10   function elapsedpretty(parm1)
11   {
12    var elapsedsecs = 0
13    var elapsedmins = 0
14   
15    elapsedsecs=Math.floor(parm1/1000)
16    parm1=parm1%1000
17   
18    elapsedmins=Math.floor(elapsedsecs/60)
19    elapsedsecs=elapsedsecs%60
20   
21   
22   elapsedpretty=elapsedmins + " minute"
23   if(elapsedmins!=1)
24    elapsedpretty=elapsedpretty+"s"
25   
26   elapsedpretty = elapsedpretty+" " + elapsedsecs+" second"
27   if(elapsedsecs!=1)
28    elapsedpretty=elapsedpretty+"s"
29   
30   elapsedpretty = elapsedpretty+ " "+parm1+" millisecond"
31   if(parm1!=1)
32    elapsedpretty=elapsedpretty+"s"
33   
34    return elapsedpretty;
35   }
36   </script>
Ok, now let's see how it would be done in ASP.NET. Just to make this article more interesting, I'll list the code in all three standard languages of .NET: VB, C#, and JScript.


//coming soon
C# VB JScript

I'll add the ASP.NET version of the example shortly. Note that right now there are less than ten rows in the t_quick_tip table, so the times you'll get are really more of a factor of how heavily loaded the database is at any given instant than of how fast the stored procedures are executing. With larger tables on a server with no other users, you could use this technique to properly compare the two methods, though. In any event, they both work.

Followup (February 2002):

One reader, Charles Cherry, did some testing using this technique, with the following results:

I ran your example on a small table (12 records). Each time I selected a record, I incremented a counter field on that record called "Impressions". After running the stored procedure ten thousand times, I graphed the resulting Impressions field for each of the twelve records.

The middle ten records were randomized quite nicely, with a fairly even distribution. However, the first and the last record had only been hit about half of the times the other records had been.

Here are the numbers:

# Impressions
1  441
2  919
3  875
4  892
5  975
6  896
7  846
8  858
9  962
10 933
11 921
12 482

I'm not a math whiz, nor a SQL Server expert, but it seems like there is
either something wrong with the way you are selecting the random number,
or possibly the way in which SQL Server's RAND function works.


I haven't had a chance to further investigate this myself yet, but I thought it worth mentioning.

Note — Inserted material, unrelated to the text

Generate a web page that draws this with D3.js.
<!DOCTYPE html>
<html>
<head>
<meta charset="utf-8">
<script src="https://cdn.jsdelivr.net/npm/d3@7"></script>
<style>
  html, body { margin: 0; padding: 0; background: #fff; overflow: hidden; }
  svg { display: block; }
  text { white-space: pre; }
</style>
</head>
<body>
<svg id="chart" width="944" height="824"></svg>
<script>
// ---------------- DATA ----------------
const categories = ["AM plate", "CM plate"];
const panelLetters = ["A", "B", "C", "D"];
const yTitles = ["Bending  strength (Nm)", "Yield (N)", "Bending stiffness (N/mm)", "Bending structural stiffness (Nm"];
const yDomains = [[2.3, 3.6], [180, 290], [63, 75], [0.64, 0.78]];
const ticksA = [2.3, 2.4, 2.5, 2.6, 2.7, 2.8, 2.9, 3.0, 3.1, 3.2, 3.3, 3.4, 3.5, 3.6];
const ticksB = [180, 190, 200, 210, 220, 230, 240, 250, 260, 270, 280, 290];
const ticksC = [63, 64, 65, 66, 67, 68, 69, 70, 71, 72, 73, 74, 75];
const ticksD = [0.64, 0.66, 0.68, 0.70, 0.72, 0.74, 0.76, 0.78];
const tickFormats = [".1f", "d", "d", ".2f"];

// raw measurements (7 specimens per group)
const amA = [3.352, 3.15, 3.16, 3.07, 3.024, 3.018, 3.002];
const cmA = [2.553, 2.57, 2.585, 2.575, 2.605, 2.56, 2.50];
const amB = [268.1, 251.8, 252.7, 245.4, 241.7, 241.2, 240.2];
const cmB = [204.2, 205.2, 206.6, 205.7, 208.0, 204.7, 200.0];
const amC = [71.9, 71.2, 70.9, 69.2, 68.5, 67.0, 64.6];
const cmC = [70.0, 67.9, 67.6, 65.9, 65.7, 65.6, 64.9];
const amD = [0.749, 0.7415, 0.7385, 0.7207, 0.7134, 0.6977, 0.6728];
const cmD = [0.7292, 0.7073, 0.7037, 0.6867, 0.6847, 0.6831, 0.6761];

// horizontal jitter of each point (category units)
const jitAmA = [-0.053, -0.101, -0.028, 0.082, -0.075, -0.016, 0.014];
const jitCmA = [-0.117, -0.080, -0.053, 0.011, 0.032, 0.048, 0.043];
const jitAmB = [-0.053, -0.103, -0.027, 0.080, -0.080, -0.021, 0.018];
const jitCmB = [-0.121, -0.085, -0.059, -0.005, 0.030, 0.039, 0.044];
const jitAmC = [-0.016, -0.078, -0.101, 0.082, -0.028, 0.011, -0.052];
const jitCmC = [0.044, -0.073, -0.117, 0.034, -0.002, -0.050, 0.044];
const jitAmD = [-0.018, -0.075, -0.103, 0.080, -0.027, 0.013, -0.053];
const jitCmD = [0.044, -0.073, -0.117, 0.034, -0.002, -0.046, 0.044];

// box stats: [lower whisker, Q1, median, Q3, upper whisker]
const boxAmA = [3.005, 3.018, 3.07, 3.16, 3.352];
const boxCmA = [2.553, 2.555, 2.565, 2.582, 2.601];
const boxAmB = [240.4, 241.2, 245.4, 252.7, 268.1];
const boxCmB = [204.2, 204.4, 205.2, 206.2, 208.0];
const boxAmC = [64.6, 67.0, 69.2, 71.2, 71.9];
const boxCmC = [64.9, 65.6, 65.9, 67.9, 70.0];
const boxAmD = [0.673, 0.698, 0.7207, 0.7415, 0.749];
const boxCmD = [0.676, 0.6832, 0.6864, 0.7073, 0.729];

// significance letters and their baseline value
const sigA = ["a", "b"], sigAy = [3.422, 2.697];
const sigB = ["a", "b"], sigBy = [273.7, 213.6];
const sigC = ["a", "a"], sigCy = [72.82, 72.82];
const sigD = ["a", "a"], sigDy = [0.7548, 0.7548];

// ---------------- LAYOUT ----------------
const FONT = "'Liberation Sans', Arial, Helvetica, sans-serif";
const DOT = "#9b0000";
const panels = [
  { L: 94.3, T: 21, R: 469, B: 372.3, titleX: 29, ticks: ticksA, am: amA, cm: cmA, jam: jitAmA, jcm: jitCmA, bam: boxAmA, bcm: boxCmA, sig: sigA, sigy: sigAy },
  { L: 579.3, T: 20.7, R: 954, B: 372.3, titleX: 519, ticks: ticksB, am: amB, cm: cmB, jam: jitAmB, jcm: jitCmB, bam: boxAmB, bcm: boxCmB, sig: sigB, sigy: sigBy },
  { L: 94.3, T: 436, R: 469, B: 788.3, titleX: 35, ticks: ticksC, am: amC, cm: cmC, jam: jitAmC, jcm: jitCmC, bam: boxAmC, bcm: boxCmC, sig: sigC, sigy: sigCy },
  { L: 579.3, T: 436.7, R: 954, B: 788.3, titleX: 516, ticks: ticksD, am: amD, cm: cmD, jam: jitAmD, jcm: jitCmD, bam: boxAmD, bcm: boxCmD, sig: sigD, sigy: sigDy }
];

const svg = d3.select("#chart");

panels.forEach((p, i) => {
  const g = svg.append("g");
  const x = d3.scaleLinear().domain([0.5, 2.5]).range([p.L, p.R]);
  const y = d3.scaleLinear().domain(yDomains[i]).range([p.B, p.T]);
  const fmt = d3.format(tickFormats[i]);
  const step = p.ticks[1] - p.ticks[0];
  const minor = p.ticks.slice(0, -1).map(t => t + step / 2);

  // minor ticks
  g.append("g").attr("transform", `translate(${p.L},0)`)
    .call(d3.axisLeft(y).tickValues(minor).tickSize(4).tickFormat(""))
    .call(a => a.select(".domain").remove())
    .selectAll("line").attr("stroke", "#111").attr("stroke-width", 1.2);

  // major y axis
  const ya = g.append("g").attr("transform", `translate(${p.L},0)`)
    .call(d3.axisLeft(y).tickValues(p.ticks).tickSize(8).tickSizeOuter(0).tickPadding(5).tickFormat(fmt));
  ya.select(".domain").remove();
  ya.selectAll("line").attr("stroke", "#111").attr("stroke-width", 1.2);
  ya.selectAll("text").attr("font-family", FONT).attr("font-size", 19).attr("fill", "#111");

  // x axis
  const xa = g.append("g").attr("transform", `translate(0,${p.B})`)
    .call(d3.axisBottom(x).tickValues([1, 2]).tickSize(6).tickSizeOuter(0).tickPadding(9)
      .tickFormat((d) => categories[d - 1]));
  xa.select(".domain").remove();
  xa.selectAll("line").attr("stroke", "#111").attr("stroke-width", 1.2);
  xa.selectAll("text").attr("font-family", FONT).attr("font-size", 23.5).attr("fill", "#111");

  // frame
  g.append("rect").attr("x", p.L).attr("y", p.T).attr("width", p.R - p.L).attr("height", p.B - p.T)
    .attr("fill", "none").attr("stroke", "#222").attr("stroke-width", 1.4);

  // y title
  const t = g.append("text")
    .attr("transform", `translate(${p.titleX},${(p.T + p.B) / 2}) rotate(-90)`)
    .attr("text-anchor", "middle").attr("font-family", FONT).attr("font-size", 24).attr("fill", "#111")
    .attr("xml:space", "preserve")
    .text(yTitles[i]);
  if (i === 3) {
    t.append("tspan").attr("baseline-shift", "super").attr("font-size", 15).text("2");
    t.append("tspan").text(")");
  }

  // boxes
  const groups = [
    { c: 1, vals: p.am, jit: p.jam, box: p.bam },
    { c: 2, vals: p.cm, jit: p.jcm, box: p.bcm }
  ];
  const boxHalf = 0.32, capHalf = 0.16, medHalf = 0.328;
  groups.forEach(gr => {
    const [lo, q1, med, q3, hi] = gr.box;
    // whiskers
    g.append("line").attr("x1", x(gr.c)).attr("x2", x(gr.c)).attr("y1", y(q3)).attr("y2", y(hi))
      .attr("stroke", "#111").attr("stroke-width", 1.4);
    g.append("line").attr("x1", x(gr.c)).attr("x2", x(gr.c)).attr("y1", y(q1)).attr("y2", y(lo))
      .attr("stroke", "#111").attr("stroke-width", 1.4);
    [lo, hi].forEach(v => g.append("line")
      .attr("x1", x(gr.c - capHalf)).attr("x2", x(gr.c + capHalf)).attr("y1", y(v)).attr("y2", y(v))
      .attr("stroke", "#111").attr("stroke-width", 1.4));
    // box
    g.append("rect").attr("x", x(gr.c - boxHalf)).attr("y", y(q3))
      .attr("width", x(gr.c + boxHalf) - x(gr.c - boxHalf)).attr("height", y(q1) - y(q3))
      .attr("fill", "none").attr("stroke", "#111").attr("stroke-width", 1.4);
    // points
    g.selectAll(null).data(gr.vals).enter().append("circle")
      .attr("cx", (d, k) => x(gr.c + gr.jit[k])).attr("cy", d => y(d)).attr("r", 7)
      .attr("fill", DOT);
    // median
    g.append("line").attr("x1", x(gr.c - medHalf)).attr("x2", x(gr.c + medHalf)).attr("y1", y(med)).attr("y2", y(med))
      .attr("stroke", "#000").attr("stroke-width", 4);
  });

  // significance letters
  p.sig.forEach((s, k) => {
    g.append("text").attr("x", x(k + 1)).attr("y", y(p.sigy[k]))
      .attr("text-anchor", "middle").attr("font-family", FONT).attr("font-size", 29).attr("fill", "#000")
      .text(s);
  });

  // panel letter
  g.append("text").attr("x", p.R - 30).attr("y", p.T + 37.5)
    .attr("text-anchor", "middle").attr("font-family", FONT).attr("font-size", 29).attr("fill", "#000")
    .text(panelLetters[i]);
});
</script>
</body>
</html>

If anyone else can offer some more insight into this behavior, or confirm it on a separate system, I'd appreciate it.

Update: 18 Feb 2002:
Your use of Round makes all the difference. The first row is selected only
if the value in your expression is 0-0.5 and the last row if it is between
ROWCOUNT-0.5 and ROWCOUNT. All other rows have a full identity interval,
for instance row N from N-0.5 to N+0.5. In a uniform random distribution
this means that the first and last rows are selected only half as often as
they should.

There are several solutions to this, one of which is to use truncation
instead of rounding. Change your formula to:

Round(@num_recs * Rand() + 1, 0, 1)

--
Finn Espen Gundersen

Thanks, Finn! Please note this change (which I've made above and left the old version in a comment), everyone.